Funding is a periodic payment between long and short holders designed to keep the perpetual contract price close to the underlying index. If funding is positive, longs pay shorts; if negative, shorts pay longs. Over time, persistent funding can materially erode returns on leveraged positions, so always include expected funding cost in your position P&L model.
What’s the practical difference between isolated and cross margin?
Isolated margin confines risk to a single position: losses reduce only the allocated margin and then liquidate. Cross margin uses your entire eligible balance to prevent liquidation, which reduces the chance of an immediate forced close but exposes your full account balance to a single adverse move. Use isolated for discrete bets and cross when you’re managing correlated positions across instruments.
Is OKX safe to keep large balances for futures trading?
OKX employs industry measures — cold, multi-sig storage and Proof of Reserves — that reduce custodial risk. However, “safe” is relative: on-exchange funds are exposed to counterparty, operational, and regulatory risk. For large, long-term holdings not needed for active margin, consider segregating capital: keep trading collateral on the exchange and move long-term reserves to hardware-backed self-custody or institutional custody solutions.
How should a US trader think about KYC and account access?
KYC is mandatory and typically requires government ID plus facial liveness checks. This enables smoother fiat rails and withdrawal paths but ties your account to identity verification. Keep your KYC documents updated and secure; if you lose access or need support, having consistent KYC speeds resolution. Also enable 2FA and be vigilant about phishing attempts that target login credentials.

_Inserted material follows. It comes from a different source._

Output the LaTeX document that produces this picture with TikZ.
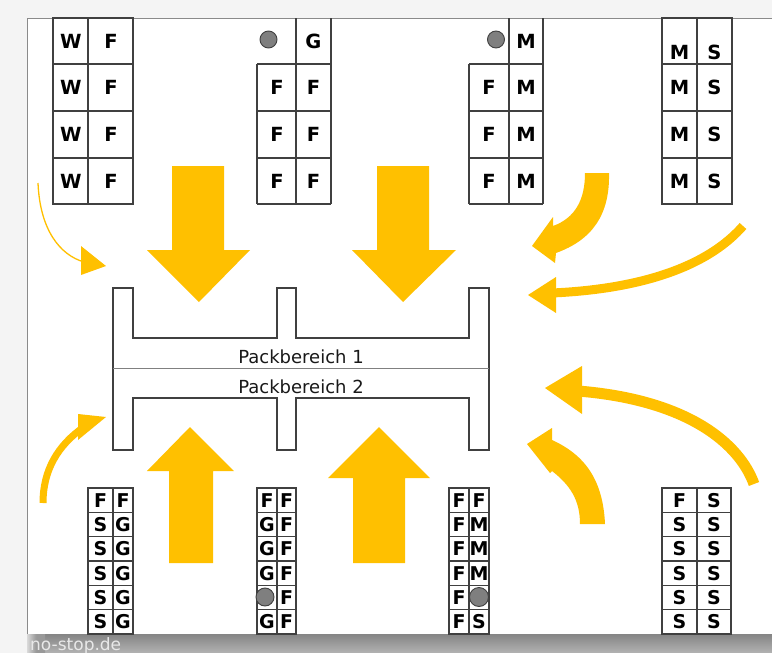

Takeaway: OKX futures are a powerful part of a trader’s toolkit when used with explicit margin math, funding-awareness, and liquidity checks. They compress time and magnify outcomes — good for tactical exposure, hazardous as a long-term substitution for fundamental conviction. Use the platform’s cross-product features thoughtfully, respect the limits of leverage, and prioritize both account security and a simple decision rule before you click submit.